Stated exercise -
Begin with the first line of the material and copy each line word for word through the line that contains "import matplotlib.pyplot as plt"; the pictures are left out.

Data section -
>> BEGIN

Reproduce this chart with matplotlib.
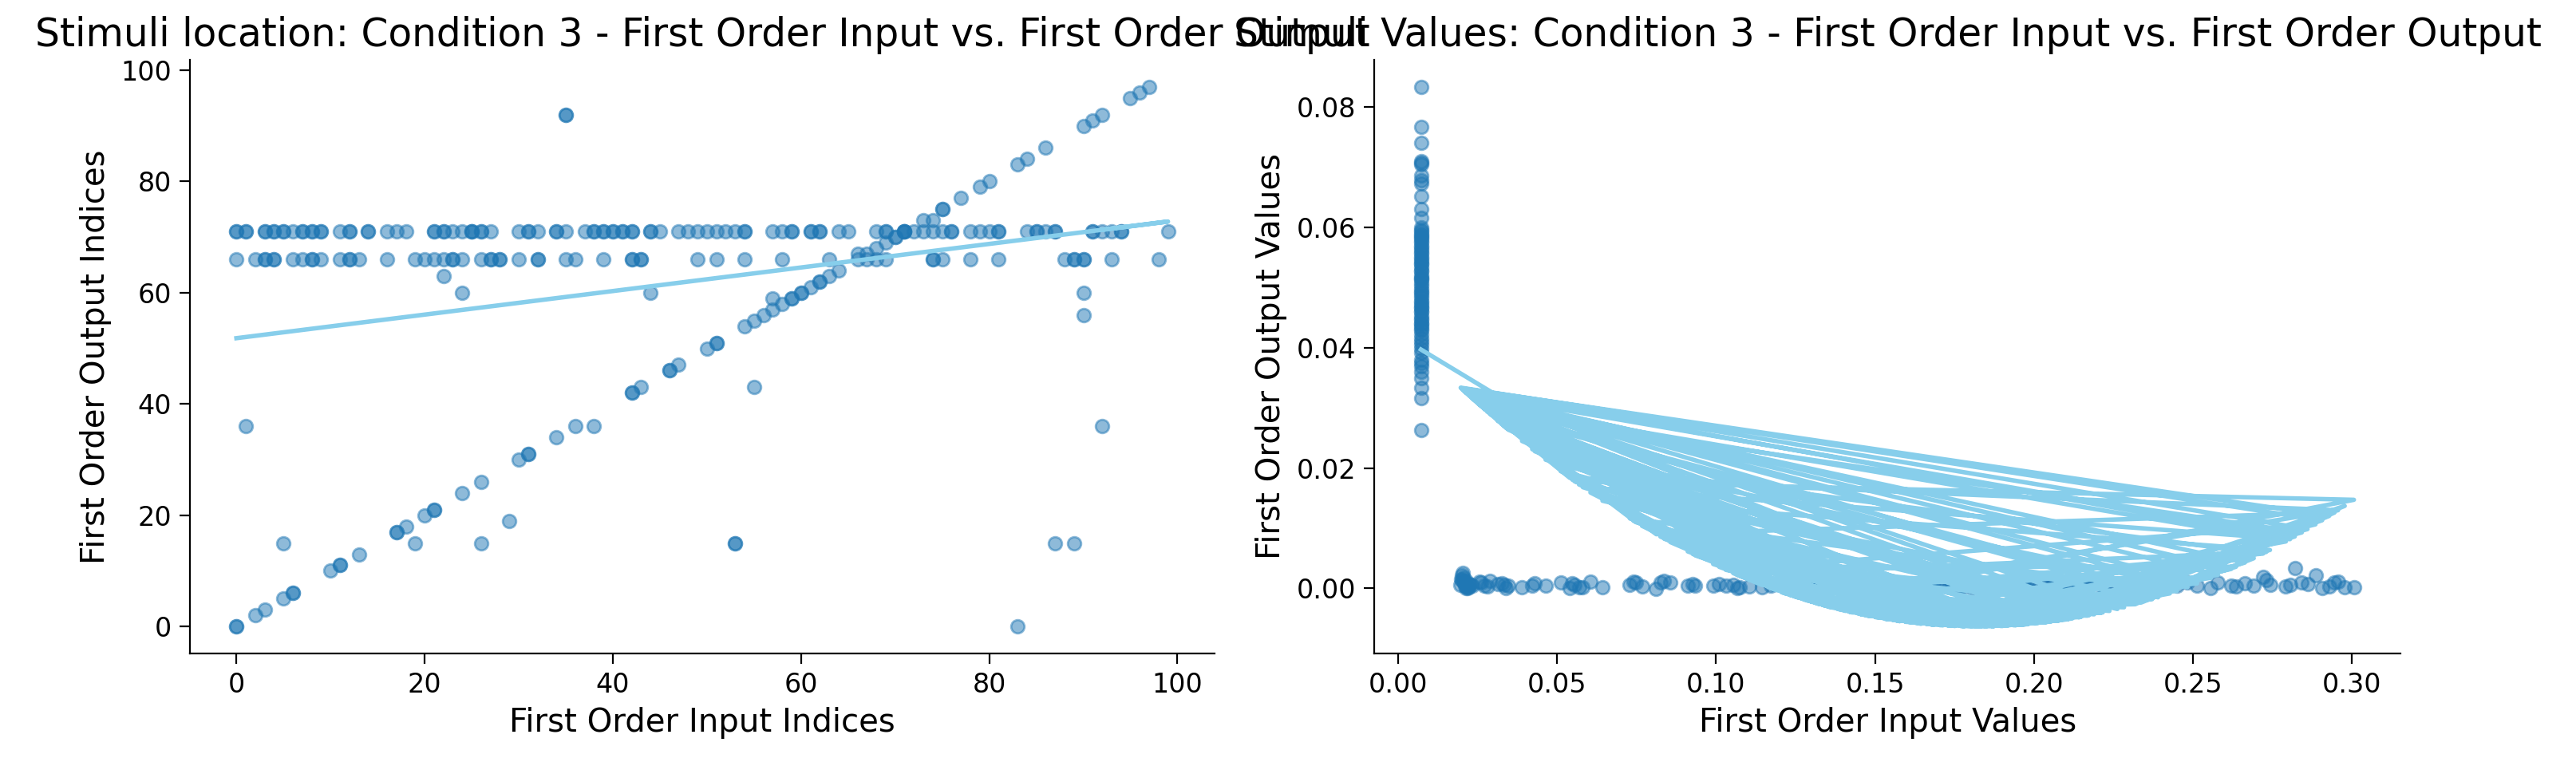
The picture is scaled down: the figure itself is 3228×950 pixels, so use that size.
import numpy as np
import matplotlib
matplotlib.use('Agg')
import matplotlib.pyplot as plt

# ---- left panel: stimuli location (indices) ----
row71_x = [0, 0, 1, 1, 3, 3, 4, 4, 5, 5, 6, 7, 7, 8, 8, 9, 9, 11, 12, 12, 14, 14, 16, 17, 18,
           21, 21, 22, 22, 23, 24, 25, 25, 25, 26, 26, 27, 30, 31, 31, 32, 34, 34, 35, 37,
           38, 38, 39, 39, 40, 40, 41, 41, 42, 42, 44, 44, 45, 47, 48, 49, 50, 51, 52, 53,
           54, 54, 57, 58, 59, 59, 61, 61, 62, 62, 64, 65, 68, 69, 69, 71, 71, 72, 73, 74,
           75, 76, 76, 78, 79, 80, 81, 81, 84, 85, 85, 86, 87, 87, 91, 91, 92, 93, 94, 94, 99]
row66_x = [0, 2, 3, 3, 4, 4, 6, 7, 8, 8, 9, 11, 12, 12, 13, 16, 19, 20, 21, 22, 23, 23,
           24, 26, 27, 27, 28, 28, 30, 32, 32, 35, 36, 39, 42, 42, 43, 43, 49, 51, 54, 58,
           63, 66, 67, 68, 69, 74, 74, 75, 78, 81, 88, 89, 89, 90, 90, 93, 98]
diag_x = [0, 0, 2, 3, 5, 6, 6, 10, 11, 11, 13, 17, 17, 18, 20, 21, 21, 24, 26, 30, 31, 31,
          34, 42, 42, 43, 46, 46, 47, 50, 51, 51, 54, 55, 56, 57, 58, 57, 59, 59, 60, 60,
          61, 62, 62, 63, 64, 66, 67, 68, 69, 70, 70, 71, 71, 73, 74, 75, 75, 77, 79, 80,
          83, 84, 86, 90, 91, 92, 95, 96, 97]
diag_y = [0, 0, 2, 3, 5, 6, 6, 10, 11, 11, 13, 17, 17, 18, 20, 21, 21, 24, 26, 30, 31, 31,
          34, 42, 42, 43, 46, 46, 47, 50, 51, 51, 54, 55, 56, 57, 58, 59, 59, 59, 60, 60,
          61, 62, 62, 63, 64, 67, 67, 68, 69, 70, 70, 71, 71, 73, 73, 75, 75, 77, 79, 80,
          83, 84, 86, 90, 91, 92, 95, 96, 97]
other_x = [1, 5, 19, 26, 29, 36, 38, 22, 24, 35, 35, 44, 55, 53, 53, 83, 87, 89, 90, 90, 92]
other_y = [36, 15, 15, 15, 19, 36, 36, 63, 60, 92, 92, 60, 43, 15, 15, 0, 15, 15, 60, 56, 36]

# ---- right panel: stimuli values ----
cluster_x = 0.0072
cluster_y = [0.0534, 0.0472, 0.0587, 0.0416, 0.0708, 0.0551, 0.0446, 0.0593, 0.0380, 0.0507,
             0.0563, 0.0429, 0.0834, 0.0498, 0.0575, 0.0453, 0.0360, 0.0521, 0.0600, 0.0484,
             0.0652, 0.0439, 0.0545, 0.0398, 0.0570, 0.0466, 0.0512, 0.0616, 0.0423, 0.0539,
             0.0491, 0.0705, 0.0581, 0.0350, 0.0459, 0.0527, 0.0768, 0.0436, 0.0556, 0.0478,
             0.0596, 0.0405, 0.0517, 0.0686, 0.0461, 0.0548, 0.0334, 0.0494, 0.0584, 0.0441,
             0.0631, 0.0529, 0.0369, 0.0567, 0.0475, 0.0411, 0.0741, 0.0503, 0.0559, 0.0449,
             0.0673, 0.0392, 0.0541, 0.0487, 0.0316, 0.0578, 0.0432, 0.0710, 0.0515, 0.0263,
             0.0678, 0.0468, 0.0374, 0.0589]

low_x = [0.1449, 0.0207, 0.2805, 0.0581, 0.1963, 0.1219, 0.0218, 0.2578, 0.1705, 0.0326,
         0.2141, 0.2928, 0.0199, 0.1558, 0.0935, 0.2336, 0.2691, 0.1301, 0.0224, 0.0748,
         0.1848, 0.2977, 0.2074, 0.0262, 0.0210, 0.1639, 0.2730, 0.1066, 0.1356, 0.2216,
         0.0202, 0.2860, 0.1779, 0.0422, 0.2482, 0.0214, 0.2513, 0.1510, 0.0837, 0.2004,
         0.1257, 0.2956, 0.0540, 0.0233, 0.1895, 0.2101, 0.2635, 0.1010, 0.1407, 0.0205,
         0.1712, 0.2842, 0.0281, 0.2390, 0.0213, 0.1598, 0.2742, 0.0643, 0.2189, 0.1171,
         0.0197, 0.2906, 0.1914, 0.0911, 0.1476, 0.2032, 0.2663, 0.0221, 0.0347, 0.1801,
         0.1319, 0.3006, 0.0556, 0.2262, 0.0208, 0.1663, 0.2556, 0.1105, 0.2106, 0.1537,
         0.0216, 0.2820, 0.1942, 0.0314, 0.1384, 0.2318, 0.2945, 0.0812, 0.0201, 0.1751,
         0.1232, 0.2720, 0.0464, 0.2172, 0.0228, 0.1615, 0.2885, 0.1031, 0.1970, 0.1421,
         0.0211, 0.2620, 0.1827, 0.0729, 0.2449, 0.1502, 0.2792, 0.0255, 0.2053, 0.0204,
         0.1279, 0.0856, 0.2147, 0.1733, 0.0390, 0.1869, 0.2427, 0.0271, 0.1569, 0.2011,
         0.0740, 0.1392, 0.1902, 0.1054, 0.1144, 0.2237, 0.0512, 0.1772, 0.2079, 0.0339,
         0.1481, 0.2371, 0.0569, 0.1684, 0.1315, 0.0927, 0.1937, 0.2120, 0.0290, 0.1609,
         0.1183, 0.0767, 0.1981, 0.1806, 0.0430, 0.2210, 0.1428, 0.1074, 0.1740, 0.1288,
         0.0548, 0.2039, 0.1533, 0.0991, 0.2283, 0.1250, 0.0605, 0.1873, 0.1677, 0.0333,
         0.2168, 0.1342, 0.0825, 0.1833, 0.1455, 0.1646, 0.1361, 0.1206, 0.1574]
low_y = [0.0004, 0.0011, 0.0006, 0.0002, 0.0007, 0.0003, 0.0001, 0.0009, 0.0005, 0.0008,
         0.0006, 0.0003, 0.0015, 0.0002, 0.0004, 0.0009, 0.0005, 0.0003, 0.0007, 0.0010,
         0.0005, 0.0002, 0.0008, 0.0009, 0.0004, 0.0006, 0.0013, 0.0001, 0.0007, 0.0004,
         0.0022, 0.0007, 0.0003, 0.0005, 0.0010, 0.0000, 0.0004, 0.0006, 0.0012, 0.0002,
         0.0008, 0.0011, 0.0001, 0.0005, 0.0004, 0.0006, 0.0003, 0.0007, 0.0002, 0.0018,
         0.0005, 0.0009, 0.0003, 0.0007, 0.0012, 0.0001, 0.0006, 0.0002, 0.0008, 0.0004,
         0.0006, 0.0001, 0.0009, 0.0004, 0.0006, 0.0003, 0.0008, 0.0002, 0.0005, 0.0007,
         0.0003, 0.0002, 0.0006, 0.0005, 0.0009, 0.0004, 0.0001, 0.0003, 0.0007, 0.0010,
         0.0003, 0.0034, 0.0005, 0.0007, 0.0002, 0.0006, 0.0009, -0.0001, 0.0013, 0.0004,
         0.0006, 0.0019, 0.0004, 0.0002, 0.0006, 0.0008, 0.0021, 0.0005, 0.0003, 0.0009,
         0.0008, 0.0005, 0.0002, 0.0006, 0.0004, 0.0007, 0.0003, 0.0011, 0.0005, 0.0026,
         0.0004, 0.0009, 0.0006, 0.0003, 0.0002, 0.0008, 0.0005, 0.0004, 0.0007, 0.0001,
         0.0011, 0.0005, 0.0003, 0.0006, 0.0002, 0.0007, 0.0010, 0.0004, 0.0006, 0.0001,
         0.0003, 0.0008, 0.0002, 0.0006, 0.0009, 0.0007, 0.0004, 0.0005, 0.0012, 0.0002,
         0.0007, 0.0003, 0.0005, 0.0001, 0.0008, 0.0004, 0.0006, 0.0002, 0.0009, 0.0005,
         0.0008, 0.0003, 0.0006, 0.0004, 0.0002, 0.0007, 0.0011, 0.0005, 0.0003, 0.0006,
         0.0004, 0.0006, 0.0009, 0.0002, 0.0005, 0.0008, 0.0003, 0.0007, 0.0004]

idx_x = np.array(row71_x + row66_x + diag_x + other_x, dtype=float)
idx_y = np.array([71] * len(row71_x) + [66] * len(row66_x) + diag_y + other_y, dtype=float)

val_x = np.array([cluster_x] * len(cluster_y) + low_x)
val_y = np.array(cluster_y + low_y)

fig = plt.figure(figsize=(16.14, 4.75), dpi=200)
ax1 = fig.add_axes([0.0737, 0.1379, 0.3978, 0.7832])
ax2 = fig.add_axes([0.5335, 0.1379, 0.3984, 0.7832])

title_fs = 17.5
label_fs = 14.5
tick_fs = 12
line_c = 'skyblue'

# left: indices with linear fit
ax1.scatter(idx_x, idx_y, alpha=0.5)
c1 = np.polyfit(idx_x, idx_y, 1)
ax1.plot(idx_x, np.polyval(c1, idx_x), color=line_c, lw=2)
ax1.set_title('Stimuli location: Condition 3 - First Order Input vs. First Order Output', fontsize=title_fs)
ax1.set_xlabel('First Order Input Indices', fontsize=label_fs)
ax1.set_ylabel('First Order Output Indices', fontsize=label_fs)

# right: values with quadratic fit (plotted in data order)
ax2.scatter(val_x, val_y, alpha=0.5)
c2 = np.polyfit(val_x, val_y, 2)
ax2.plot(val_x, np.polyval(c2, val_x), color=line_c, lw=2)
ax2.set_title('Stimuli Values: Condition 3 - First Order Input vs. First Order Output', fontsize=title_fs)
ax2.set_xlabel('First Order Input Values', fontsize=label_fs)
ax2.set_ylabel('First Order Output Values', fontsize=label_fs)

for ax in (ax1, ax2):
    ax.spines['top'].set_visible(False)
    ax.spines['right'].set_visible(False)
    ax.tick_params(labelsize=tick_fs, length=4.8)

fig.savefig('out.png', dpi=200)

>> END

Solution -
Reproduce this chart with matplotlib.
The picture is scaled down: the figure itself is 3228×950 pixels, so use that size.
import numpy as np
import matplotlib
matplotlib.use('Agg')
import matplotlib.pyplot as plt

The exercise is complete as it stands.